When replacement is the safer option

Replacement becomes more likely when the chip has spread into cracks, sits near the windscreen edge, falls within the driver’s direct sightline, or shows signs of deeper structural damage. Multiple chips can also justify replacement, particularly if the glass has taken repeated impact over time.

There is also a practical judgement to make with older or premium vehicles. If the windscreen carries sensors, mouldings or trim details that need careful handling, the job should be approached by a workshop that treats it as specialist work rather than routine glass swapping. Fit, sealing and finishing standards matter just as much as the glass itself.

For owners who care about long-term quality, the cheapest immediate fix is not always the most economical choice. A poor decision now can lead to distortion, leaks, trim damage or having to redo the work later.

What you can do before professional inspection

If you cannot get the vehicle inspected immediately, keep the damaged area clean and avoid pressing on it. Do not pour hot water on the glass or attempt improvised repairs with household adhesives. These often make proper assessment harder.

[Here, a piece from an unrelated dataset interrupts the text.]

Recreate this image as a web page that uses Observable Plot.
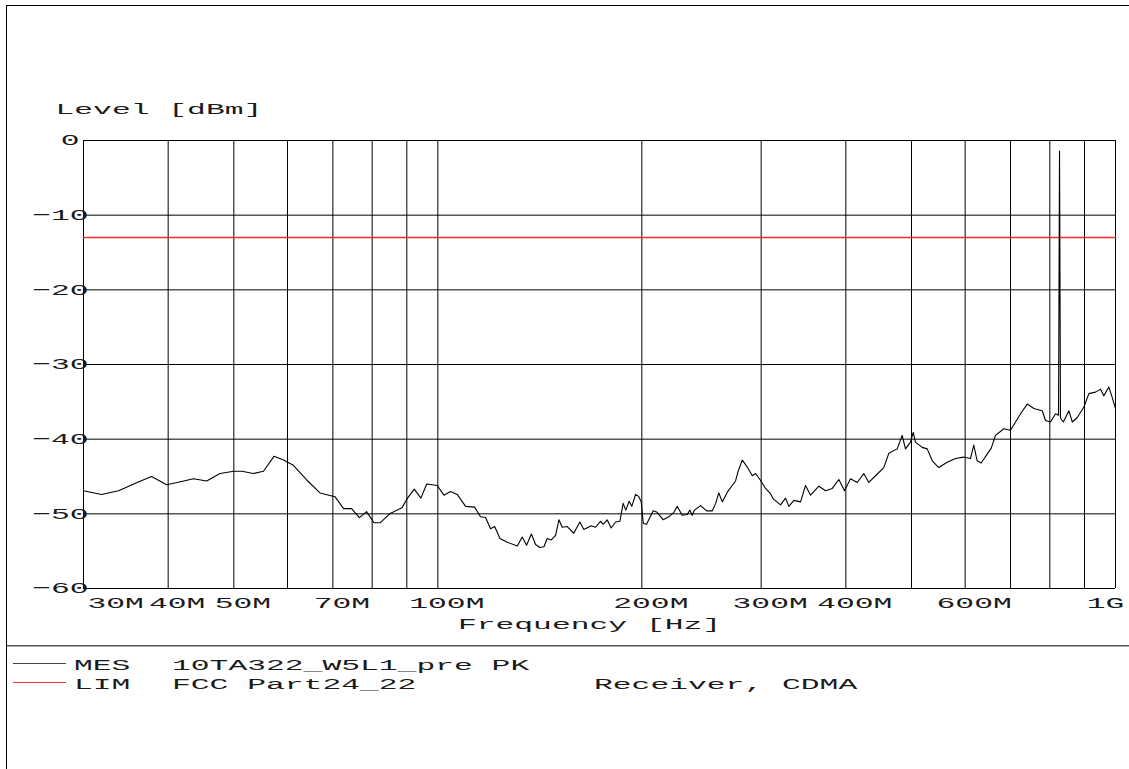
<!DOCTYPE html>
<html><head><meta charset="utf-8">
<script src="https://cdn.jsdelivr.net/npm/d3@7"></script>
<script src="https://cdn.jsdelivr.net/npm/@observablehq/plot@0.6"></script>
<style>
body{margin:0;background:#fff;}
#wrap{position:relative;width:1129px;height:769px;overflow:hidden;background:#fff;}
#wrap svg{position:absolute;left:0;}
#wrap svg text{font-family:"Liberation Mono",monospace;font-size:15.5px;fill:#1a1a1a;}
#frame{position:absolute;left:6px;top:5px;width:1130px;height:770px;border-left:1px solid #000;border-top:1px solid #000;pointer-events:none;}
</style></head><body><div id="wrap"></div>
<script>
// ---- data ----
const mesFreq = [30,31.9,33.8,36.0,37.8,39.8,41.7,43.6,45.6,47.7,50.0,51.4,53.4,55.3,57.3,59.2,61.2,64.1,67.0,70.5,72.6,74.6,76.6,78.5,80.5,82.2,84.9,88.5,90.2,92.3,94.4,96.3,99.8,102.1,104.4,106.8,109.9,113.3,115.6,117.6,119.6,121.3,123.5,126.6,131.0,133.2,135.2,137.4,139.4,141.4,143.4,145.0,147.0,149.2,150.9,152.6,155.2,158.7,162.0,164.2,168.4,170.9,173.8,175.4,177.8,180.2,182.9,185.6,187.7,189.4,191.6,193.3,195.8,198.0,199.6,201.0,203.2,207.9,210.7,215.1,219.2,223.0,225.6,229.4,233.4,235.4,237.3,239.2,244.2,249.2,254.1,257.0,259.8,262.9,267.4,271.9,275.0,277.2,281.3,284.5,287.7,291.1,294.3,299.3,304.5,309.7,312.6,320.4,325.9,329.6,335.3,343.0,348.8,354.8,365.0,373.3,382.0,390.6,398.2,406.4,415.8,425.2,432.5,442.5,455.1,462.9,476.3,484.4,489.9,498.3,502.9,506.8,518.5,527.4,536.5,548.5,564.4,580.6,597.1,610.9,617.8,625.0,633.5,646.6,655.6,665.2,684.3,700.0,712.0,724.2,740.9,757.7,779.6,788.4,801.9,815.7,824.0,826.8,829.5,837.5,853.6,863.5,878.2,898.2,913.5,934.3,950.3,961.0,977.5,988.8,1000];
const mesLevel = [-46.9,-47.4,-46.9,-45.8,-45.0,-46.1,-45.7,-45.3,-45.6,-44.6,-44.3,-44.3,-44.6,-44.3,-42.3,-42.8,-43.5,-45.5,-47.2,-47.7,-49.3,-49.3,-50.5,-49.7,-51.2,-51.2,-50.0,-49.2,-47.9,-46.7,-47.9,-46.0,-46.2,-47.5,-47.0,-47.4,-49.0,-49.1,-50.4,-50.5,-52.0,-51.7,-53.3,-53.8,-54.3,-53.1,-54.2,-52.7,-54.1,-54.5,-54.4,-53.3,-53.5,-52.9,-50.8,-51.8,-51.7,-52.6,-51.1,-52.1,-51.6,-51.8,-51.0,-51.4,-50.8,-51.9,-51.1,-51.0,-48.6,-49.5,-48.3,-49.0,-47.4,-47.7,-48.4,-51.3,-51.4,-49.6,-49.8,-50.8,-50.4,-49.8,-49.0,-50.2,-50.1,-49.5,-50.2,-49.5,-48.9,-49.6,-49.6,-48.6,-47.2,-48.4,-47.1,-46.2,-45.6,-44.4,-42.8,-43.4,-44.1,-44.9,-44.6,-45.5,-46.6,-47.3,-48.0,-48.8,-47.9,-49.0,-48.2,-48.4,-46.2,-47.5,-46.3,-46.9,-46.6,-45.4,-46.9,-45.3,-45.8,-44.6,-45.8,-44.9,-43.8,-41.9,-41.3,-39.5,-41.3,-40.4,-39.1,-40.4,-41.1,-41.3,-42.9,-43.8,-43.1,-42.6,-42.4,-42.6,-40.8,-42.9,-43.2,-42.0,-41.2,-39.5,-38.6,-38.8,-37.7,-36.6,-35.3,-35.9,-36.2,-37.5,-37.7,-36.6,-36.8,-1.4,-37.2,-37.7,-36.2,-37.7,-37.1,-35.7,-33.9,-33.7,-33.3,-34.2,-33.0,-34.4,-35.9];
const limFreq = [30, 1000];
const limLevel = [-13, -13];
const gridFreqs = [30,40,50,60,70,80,90,100,200,300,400,500,600,700,800,900,1000];
const tickFreqs = [30,40,50,70,100,200,300,400,600,1000];
const tickLabels = ["30M","40M","50M","70M","100M","200M","300M","400M","600M","1G"];
const levelTicks = [0,-10,-20,-30,-40,-50,-60];
const levelLabels = ["0","\u221210","\u221220","\u221230","\u221240","\u221250","\u221260"];
const yTitle = "Level [dBm]";
const xTitle = "Frequency [Hz]";
const legendNames = ["MES","LIM"];
const legendDescs = ["10TA322_W5L1_pre PK","FCC Part24_22"];
const legendExtras = ["","Receiver, CDMA"];
const legendColors = ["#444","#ff3030"];

// ---- build ----
const CELL = 18.8;
const mes = mesFreq.map((f,i)=>({f, v: mesLevel[i]}));
const lim = limFreq.map((f,i)=>({f, v: limLevel[i]}));
const ticks = tickFreqs.map((f,i)=>({f, label: tickLabels[i], i}));
const yt = levelTicks.map((v,i)=>({v, label: levelLabels[i]}));
const last = ticks.length - 1;

const plot = Plot.plot({
  width: 1129, height: 645,
  marginLeft: 83, marginRight: 14, marginTop: 140, marginBottom: 57,
  x: {type: "log", domain: [30, 1000], axis: null},
  y: {domain: [-60, 0], axis: null},
  style: {background: "none", overflow: "visible"},
  marks: [
    Plot.ruleX(gridFreqs, {stroke: "#000", strokeWidth: 1}),
    Plot.ruleY(levelTicks, {stroke: "#000", strokeWidth: 1}),
    Plot.line(lim, {x: "f", y: "v", stroke: "#ff2a2a", strokeWidth: 1.5}),
    Plot.line(mes, {x: "f", y: "v", stroke: "#000", strokeWidth: 1.1}),
    Plot.text(ticks.filter(d => d.i > 0 && d.i < last), {x: "f", y: () => -60, text: "label", dy: 15, dx: 9, textAnchor: "middle"}),
    Plot.text(ticks.filter(d => d.i === 0), {x: "f", y: () => -60, text: "label", dy: 15, dx: 4, textAnchor: "start"}),
    Plot.text(ticks.filter(d => d.i === last), {x: "f", y: () => -60, text: "label", dy: 15, dx: -10, textAnchor: "middle"}),
    Plot.text(yt.filter(d => d.v !== 0), {x: () => 30, y: "v", text: "label", dx: 5, textAnchor: "end"}),
    Plot.text(yt.filter(d => d.v === 0), {x: () => 30, y: "v", text: "label", dx: -4, textAnchor: "end"}),
    Plot.text([yTitle], {frameAnchor: "top-left", text: d => d, dx: -28, dy: -31, textAnchor: "start", lineAnchor: "middle"}),
    Plot.text([xTitle], {frameAnchor: "bottom", text: d => d, dx: -10, dy: 36, textAnchor: "middle", lineAnchor: "middle"})
  ]
});
plot.style.top = "0px";
const wrap = document.getElementById("wrap");
wrap.appendChild(plot);

// legend below the chart
const leg = d3.create("svg").attr("width", 1129).attr("height", 124).style("top", "645px");
leg.append("line").attr("x1", 6).attr("x2", 1129).attr("y1", 0.5).attr("y2", 0.5).attr("stroke", "#555").attr("stroke-width", 2);
legendNames.forEach((name, i) => {
  const y = 18.5 + i * 19;
  leg.append("line").attr("x1", 13).attr("x2", 66).attr("y1", y).attr("y2", y).attr("stroke", legendColors[i]).attr("stroke-width", 1);
  const ty = y + 1;
  leg.append("text").attr("x", 74).attr("y", ty).attr("dy", "0.35em").text(name);
  leg.append("text").attr("x", 172).attr("y", ty).attr("dy", "0.35em").text(legendDescs[i]);
  if (legendExtras[i]) leg.append("text").attr("x", 594).attr("y", ty).attr("dy", "0.35em").text(legendExtras[i]);
});
wrap.appendChild(leg.node());

const frame = document.createElement("div");
frame.id = "frame";
wrap.appendChild(frame);

// stretch every text to the wide fixed character cell of the original plotter font
wrap.querySelectorAll("text").forEach(t => {
  const n = t.textContent.length;
  t.setAttribute("textLength", (n * CELL).toFixed(1));
  t.setAttribute("lengthAdjust", "spacingAndGlyphs");
  t.style.whiteSpace = "pre";
});
</script></body></html>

If possible, protect the chip from dirt and moisture until it can be looked at. Drive gently over uneven surfaces and avoid sudden temperature shock. These steps will not reverse the damage, but they may stop a repairable chip from becoming a replacement case.

Why specialist assessment matters

A windscreen is not just a pane of glass. It contributes to visibility, structural integrity and, in many vehicles, the proper function of surrounding trims and fitted components. Assessing chip damage properly means looking beyond the impact mark itself.

That is where a specialist workshop approach makes the difference. Careful inspection, honest advice and in-house accountability give vehicle owners a clearer answer on what is worth repairing and what should not be compromised. At 8 Cushion, that standard matters because proper workmanship starts with proper judgement.

If you spot a chip, the best time to act is before it forces the decision for you. A calm, early assessment usually gives you more options, better results and far less disruption.